The Ebola outbreak affecting the Democratic Republic of Congo and Uganda has expanded to 32 health zones with 894 confirmed cases and 204 deaths, while contact tracing capacity remains critically below the levels required to contain the spread, with only approximately 6,000 contacts identified out of the 17,000 to 35,000 that should be monitored daily at current case volumes.

Acting Head of Emergency Preparedness and Response at the Africa Centre for Disease Control, Wessam Mankoula, presenting the figures at a webinar, said Uganda’s situation had remained relatively contained with 19 confirmed cases and 2 deaths, all linked to a single health zone in Kampala where all known contacts had been identified. He said the DRC’s Ituri Province was driving the bulk of the caseload and accounted for approximately 78 percent of all fatalities recorded in the country.

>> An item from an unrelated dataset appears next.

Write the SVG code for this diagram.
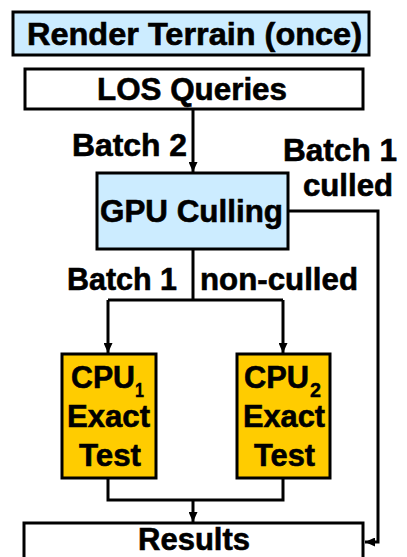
<svg xmlns="http://www.w3.org/2000/svg" width="407" height="557" viewBox="0 0 407 557">
<style>
.t{font-family:"Liberation Sans",Arial,sans-serif;font-weight:bold;font-size:31px;fill:#000;stroke:#000;stroke-width:0.6}
.s{font-family:"Liberation Sans",Arial,sans-serif;font-weight:bold;font-size:20px;fill:#000;stroke:#000;stroke-width:0.4}
.blue{fill:#CCECFF;stroke:#000;stroke-width:3}
.white{fill:#fff;stroke:#000;stroke-width:3}
.gold{fill:#FFCC00;stroke:#000;stroke-width:3}
.c{fill:none;stroke:#000;stroke-width:3}
</style>
<defs>
<marker id="ah" markerUnits="userSpaceOnUse" markerWidth="10" markerHeight="9" refX="10" refY="4.5" orient="auto">
<path d="M0,0 L10,4.5 L0,9 z" fill="#000"/>
</marker>
</defs>
<rect width="407" height="557" fill="#fff"/>
<g id="connectors">
<path class="c" d="M193,110 V172" marker-end="url(#ah)"/>
<path class="c" d="M193,249 V300"/>
<path class="c" d="M108,300 H283"/>
<path class="c" d="M108,300 V353" marker-end="url(#ah)"/>
<path class="c" d="M283,300 V353" marker-end="url(#ah)"/>
<path class="c" d="M108,478 V500 H283 V478"/>
<path class="c" d="M193,500 V522" marker-end="url(#ah)"/>
<path class="c" d="M288,211 H378 V542 H365" marker-end="url(#ah)"/>
<text class="t" x="72" y="156" textLength="115" lengthAdjust="spacingAndGlyphs">Batch 2</text>
<text class="t" x="283" y="161" textLength="114" lengthAdjust="spacingAndGlyphs">Batch 1</text>
<text class="t" x="303" y="196" textLength="90" lengthAdjust="spacingAndGlyphs">culled</text>
<text class="t" x="67" y="290" textLength="110" lengthAdjust="spacingAndGlyphs">Batch 1</text>
<text class="t" x="200" y="290" textLength="158" lengthAdjust="spacingAndGlyphs">non-culled</text>
</g>
<g id="render">
<rect class="blue" x="13" y="12" width="356" height="43"/>
<text class="t" x="27" y="45" textLength="335" lengthAdjust="spacingAndGlyphs">Render Terrain (once)</text>
</g>
<g id="los">
<rect class="white" x="25" y="69" width="338" height="40"/>
<text class="t" x="97" y="100" textLength="190" lengthAdjust="spacingAndGlyphs">LOS Queries</text>
</g>
<g id="gpu">
<rect class="blue" x="97" y="173" width="191" height="76"/>
<text class="t" x="100" y="222" textLength="183" lengthAdjust="spacingAndGlyphs">GPU Culling</text>
</g>
<g id="cpu1">
<rect class="gold" x="62" y="354" width="94" height="124"/>
<text class="t" x="71" y="388" textLength="64" lengthAdjust="spacingAndGlyphs">CPU</text>
<text class="s" x="135" y="397" textLength="9" lengthAdjust="spacingAndGlyphs">1</text>
<text class="t" x="67" y="427" textLength="83" lengthAdjust="spacingAndGlyphs">Exact</text>
<text class="t" x="79" y="466" textLength="62" lengthAdjust="spacingAndGlyphs">Test</text>
</g>
<g id="cpu2">
<rect class="gold" x="237" y="354" width="93" height="124"/>
<text class="t" x="244" y="388" textLength="65" lengthAdjust="spacingAndGlyphs">CPU</text>
<text class="s" x="310" y="397" textLength="11" lengthAdjust="spacingAndGlyphs">2</text>
<text class="t" x="243" y="427" textLength="82" lengthAdjust="spacingAndGlyphs">Exact</text>
<text class="t" x="254" y="466" textLength="61" lengthAdjust="spacingAndGlyphs">Test</text>
</g>
<g id="results">
<rect class="white" x="24" y="523" width="339" height="50"/>
<text class="t" x="138" y="550" textLength="112" lengthAdjust="spacingAndGlyphs">Results</text>
</g>
</svg>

Mankoula said case numbers had increased 38 percent in the most recent reporting period, with the number of affected health zones growing from a handful at the outbreak’s declaration on May 15 to 11 by late May and 32 by the fourth reporting week. He said the contact tracing deficit was the most critical operational problem, with only around 4,000 contacts being actively followed against a required monitoring capacity of between 17,000 and 35,000. Only 7 of the 49 required burial teams were active, alongside 7 of the 98 necessary vehicles and 84 of the 540 personnel needed for ground operations.

He noted that without approved vaccines or specific treatments for the Sudan strain of Ebola, containment depended almost entirely on early detection, thorough contact tracing, and consistent community-level monitoring, making the current shortfalls in all three areas particularly alarming.